Business coverage has become increasingly important to Haaretz, which in 2005 launched a separate online and print business sheet known as The Marker. That has helped draw in 15 per cent more subscribers over the past two years and brought a rise in advertising revenues of over 50 per cent.

Alfon argues that Schocken has pushed for greater business coverage not only to enlarge Haaretz’s readership, but also to persuade the Israeli business community that the paper’s political orientation – stressing the need for withdrawal from the territories and the establishment of a Palestinian state – also makes economic sense.
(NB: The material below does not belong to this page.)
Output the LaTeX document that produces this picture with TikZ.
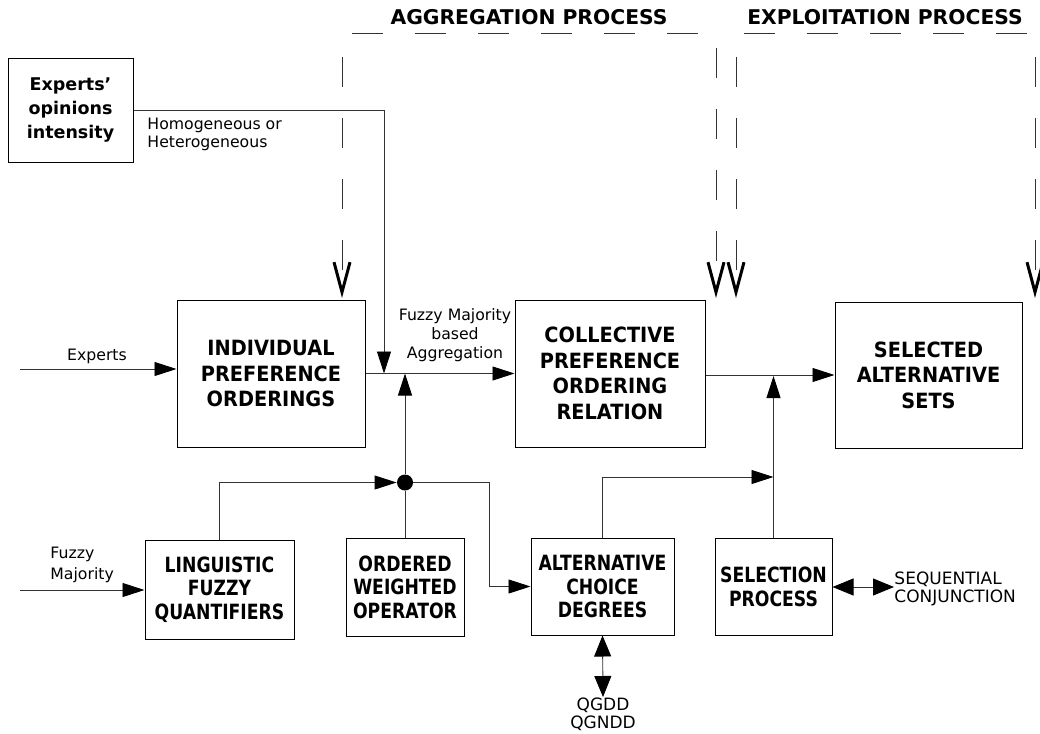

Schocken, for his part, plays down suggestions that his paper aims to exert direct political influence. “We’re a newspaper. We’re not competing on running the place. We’re reporting and commenting.”

Haaretz facts

Foundation
Haaretz was founded in Jerusalem in 1919 by Zionist immigrants to Palestine, and moved its offices to Tel Aviv in 1922. It was purchased in 1935 by Salman Schocken.

Circulation
Haaretz is a broadsheet printed daily, except Saturdays, the Jewish Sabbath. It sells 75,000 Sunday-Thursday, and 95,000 on Fridays. An English edition appears with the International Herald Tribune in Israel.

The Group
The Haaretz Group’s other holdings include the Schocken Publishing House, some 15 local papers including the Tel Aviv weekly Hair, the entertainment listings guide Achbar Hair and a 33 per cent stake in Walla!, an Israeli internet portal.

Israel’s newspapers

Yedioth Ahronoth – “Latest News” Founded: 1939. Owned by: Moses family. The daily tabloid is Israel’s bestseller.

Israel Hayom – “Israel Today” Founded: 2007. Owned by: Sheldon Adelson, a right-wing US billionaire. This freesheet has a circulation of 100,000.

Maariv – “Evening” Founded: 1948. Owned by: Nimrodi family. Centre-right tabloid with 160,000 circulation.

The Jerusalem Post Founded: 1932. Owned by: Mirkay Tikshoret, a Tel Aviv publisher who bought it from Conrad Black. Circulation of 50,000.

Israel has seven Arabic newspapers, the most influential of which is Kull al-Arab. There are also papers in Russian, Yiddish, German, Hungarian and Romanian.